Written request => Everything in the listing except the pictures should be written out exactly.
--- START Raw data ---
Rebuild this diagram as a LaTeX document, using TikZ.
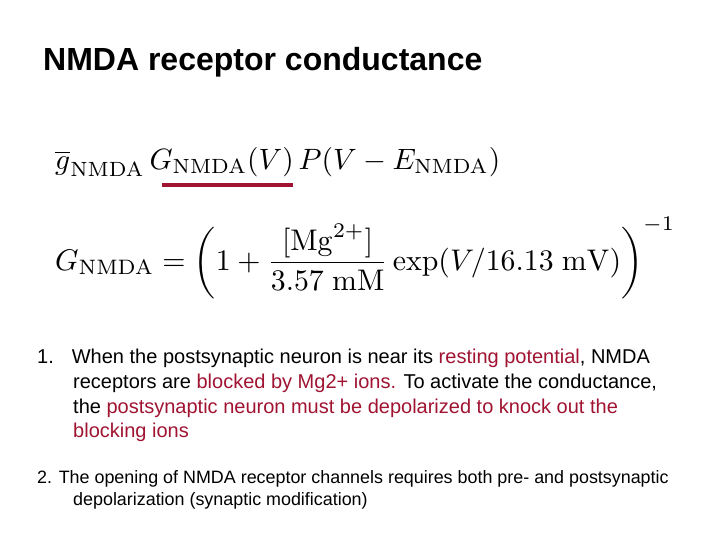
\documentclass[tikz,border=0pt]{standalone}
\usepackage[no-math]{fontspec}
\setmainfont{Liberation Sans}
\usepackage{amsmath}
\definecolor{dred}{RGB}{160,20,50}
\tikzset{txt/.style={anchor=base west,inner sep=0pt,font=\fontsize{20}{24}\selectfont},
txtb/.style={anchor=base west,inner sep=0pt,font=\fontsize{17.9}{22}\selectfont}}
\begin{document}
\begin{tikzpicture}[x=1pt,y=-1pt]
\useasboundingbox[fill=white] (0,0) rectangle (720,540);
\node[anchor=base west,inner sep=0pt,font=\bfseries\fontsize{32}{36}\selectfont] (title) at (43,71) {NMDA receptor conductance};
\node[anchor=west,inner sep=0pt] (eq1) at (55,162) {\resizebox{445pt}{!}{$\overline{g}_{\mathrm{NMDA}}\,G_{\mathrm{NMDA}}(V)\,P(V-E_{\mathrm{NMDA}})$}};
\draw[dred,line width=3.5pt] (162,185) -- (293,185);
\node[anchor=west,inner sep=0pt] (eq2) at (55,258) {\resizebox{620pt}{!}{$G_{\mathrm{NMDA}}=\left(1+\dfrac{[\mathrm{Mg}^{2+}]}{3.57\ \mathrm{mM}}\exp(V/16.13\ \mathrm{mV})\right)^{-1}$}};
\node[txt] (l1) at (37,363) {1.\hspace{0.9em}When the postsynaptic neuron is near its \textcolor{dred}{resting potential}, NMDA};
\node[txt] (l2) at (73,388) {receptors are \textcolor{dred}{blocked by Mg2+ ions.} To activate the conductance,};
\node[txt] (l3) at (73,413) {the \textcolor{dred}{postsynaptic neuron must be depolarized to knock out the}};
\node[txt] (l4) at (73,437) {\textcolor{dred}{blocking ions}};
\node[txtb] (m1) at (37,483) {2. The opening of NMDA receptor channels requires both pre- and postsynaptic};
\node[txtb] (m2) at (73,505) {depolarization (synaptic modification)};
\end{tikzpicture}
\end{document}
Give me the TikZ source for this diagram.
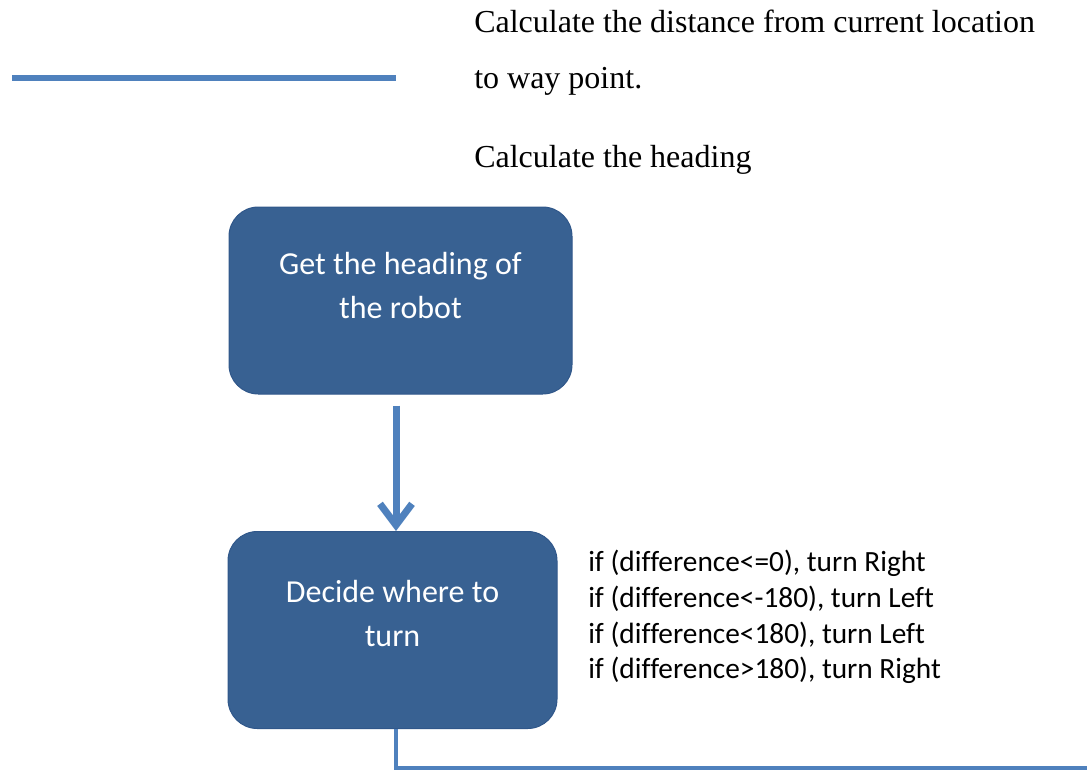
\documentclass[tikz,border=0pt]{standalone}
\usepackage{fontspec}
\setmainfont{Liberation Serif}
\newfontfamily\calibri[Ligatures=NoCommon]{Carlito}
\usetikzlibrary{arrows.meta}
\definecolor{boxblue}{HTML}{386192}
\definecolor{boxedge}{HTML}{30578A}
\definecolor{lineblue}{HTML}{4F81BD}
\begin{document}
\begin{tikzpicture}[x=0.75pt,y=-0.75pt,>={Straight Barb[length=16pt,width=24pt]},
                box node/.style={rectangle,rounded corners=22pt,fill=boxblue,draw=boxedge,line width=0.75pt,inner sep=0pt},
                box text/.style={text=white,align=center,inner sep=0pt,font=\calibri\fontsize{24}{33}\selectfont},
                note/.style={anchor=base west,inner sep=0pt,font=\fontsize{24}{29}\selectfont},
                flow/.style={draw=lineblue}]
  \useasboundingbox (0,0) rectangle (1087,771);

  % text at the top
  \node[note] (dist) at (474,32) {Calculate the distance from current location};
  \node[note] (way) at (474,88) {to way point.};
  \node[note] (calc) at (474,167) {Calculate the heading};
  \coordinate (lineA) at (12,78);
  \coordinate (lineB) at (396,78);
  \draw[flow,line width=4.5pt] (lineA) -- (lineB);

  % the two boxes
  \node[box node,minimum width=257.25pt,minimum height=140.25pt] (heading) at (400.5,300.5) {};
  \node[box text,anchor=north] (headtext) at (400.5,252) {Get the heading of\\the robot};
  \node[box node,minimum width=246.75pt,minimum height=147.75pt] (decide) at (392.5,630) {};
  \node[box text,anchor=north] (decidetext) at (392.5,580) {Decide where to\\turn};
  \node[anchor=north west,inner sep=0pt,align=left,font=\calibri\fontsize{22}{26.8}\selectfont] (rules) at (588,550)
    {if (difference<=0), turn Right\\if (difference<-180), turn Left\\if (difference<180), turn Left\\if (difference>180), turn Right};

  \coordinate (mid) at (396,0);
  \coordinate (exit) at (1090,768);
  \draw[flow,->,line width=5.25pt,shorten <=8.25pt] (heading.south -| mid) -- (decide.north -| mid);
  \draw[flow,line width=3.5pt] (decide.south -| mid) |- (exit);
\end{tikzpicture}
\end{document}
--- END Raw data ---
Response =>
Rebuild this diagram as a LaTeX document, using TikZ.
\documentclass[tikz,border=0pt]{standalone}
\usepackage[no-math]{fontspec}
\setmainfont{Liberation Sans}
\usepackage{amsmath}
\definecolor{dred}{RGB}{160,20,50}
\tikzset{txt/.style={anchor=base west,inner sep=0pt,font=\fontsize{20}{24}\selectfont},
txtb/.style={anchor=base west,inner sep=0pt,font=\fontsize{17.9}{22}\selectfont}}
\begin{document}
\begin{tikzpicture}[x=1pt,y=-1pt]
\useasboundingbox[fill=white] (0,0) rectangle (720,540);
\node[anchor=base west,inner sep=0pt,font=\bfseries\fontsize{32}{36}\selectfont] (title) at (43,71) {NMDA receptor conductance};
\node[anchor=west,inner sep=0pt] (eq1) at (55,162) {\resizebox{445pt}{!}{$\overline{g}_{\mathrm{NMDA}}\,G_{\mathrm{NMDA}}(V)\,P(V-E_{\mathrm{NMDA}})$}};
\draw[dred,line width=3.5pt] (162,185) -- (293,185);
\node[anchor=west,inner sep=0pt] (eq2) at (55,258) {\resizebox{620pt}{!}{$G_{\mathrm{NMDA}}=\left(1+\dfrac{[\mathrm{Mg}^{2+}]}{3.57\ \mathrm{mM}}\exp(V/16.13\ \mathrm{mV})\right)^{-1}$}};
\node[txt] (l1) at (37,363) {1.\hspace{0.9em}When the postsynaptic neuron is near its \textcolor{dred}{resting potential}, NMDA};
\node[txt] (l2) at (73,388) {receptors are \textcolor{dred}{blocked by Mg2+ ions.} To activate the conductance,};
\node[txt] (l3) at (73,413) {the \textcolor{dred}{postsynaptic neuron must be depolarized to knock out the}};
\node[txt] (l4) at (73,437) {\textcolor{dred}{blocking ions}};
\node[txtb] (m1) at (37,483) {2. The opening of NMDA receptor channels requires both pre- and postsynaptic};
\node[txtb] (m2) at (73,505) {depolarization (synaptic modification)};
\end{tikzpicture}
\end{document}
Give me the TikZ source for this diagram.
\documentclass[tikz,border=0pt]{standalone}
\usepackage{fontspec}
\setmainfont{Liberation Serif}
\newfontfamily\calibri[Ligatures=NoCommon]{Carlito}
\usetikzlibrary{arrows.meta}
\definecolor{boxblue}{HTML}{386192}
\definecolor{boxedge}{HTML}{30578A}
\definecolor{lineblue}{HTML}{4F81BD}
\begin{document}
\begin{tikzpicture}[x=0.75pt,y=-0.75pt,>={Straight Barb[length=16pt,width=24pt]},
                box node/.style={rectangle,rounded corners=22pt,fill=boxblue,draw=boxedge,line width=0.75pt,inner sep=0pt},
                box text/.style={text=white,align=center,inner sep=0pt,font=\calibri\fontsize{24}{33}\selectfont},
                note/.style={anchor=base west,inner sep=0pt,font=\fontsize{24}{29}\selectfont},
                flow/.style={draw=lineblue}]
  \useasboundingbox (0,0) rectangle (1087,771);

  % text at the top
  \node[note] (dist) at (474,32) {Calculate the distance from current location};
  \node[note] (way) at (474,88) {to way point.};
  \node[note] (calc) at (474,167) {Calculate the heading};
  \coordinate (lineA) at (12,78);
  \coordinate (lineB) at (396,78);
  \draw[flow,line width=4.5pt] (lineA) -- (lineB);

  % the two boxes
  \node[box node,minimum width=257.25pt,minimum height=140.25pt] (heading) at (400.5,300.5) {};
  \node[box text,anchor=north] (headtext) at (400.5,252) {Get the heading of\\the robot};
  \node[box node,minimum width=246.75pt,minimum height=147.75pt] (decide) at (392.5,630) {};
  \node[box text,anchor=north] (decidetext) at (392.5,580) {Decide where to\\turn};
  \node[anchor=north west,inner sep=0pt,align=left,font=\calibri\fontsize{22}{26.8}\selectfont] (rules) at (588,550)
    {if (difference<=0), turn Right\\if (difference<-180), turn Left\\if (difference<180), turn Left\\if (difference>180), turn Right};

  \coordinate (mid) at (396,0);
  \coordinate (exit) at (1090,768);
  \draw[flow,->,line width=5.25pt,shorten <=8.25pt] (heading.south -| mid) -- (decide.north -| mid);
  \draw[flow,line width=3.5pt] (decide.south -| mid) |- (exit);
\end{tikzpicture}
\end{document}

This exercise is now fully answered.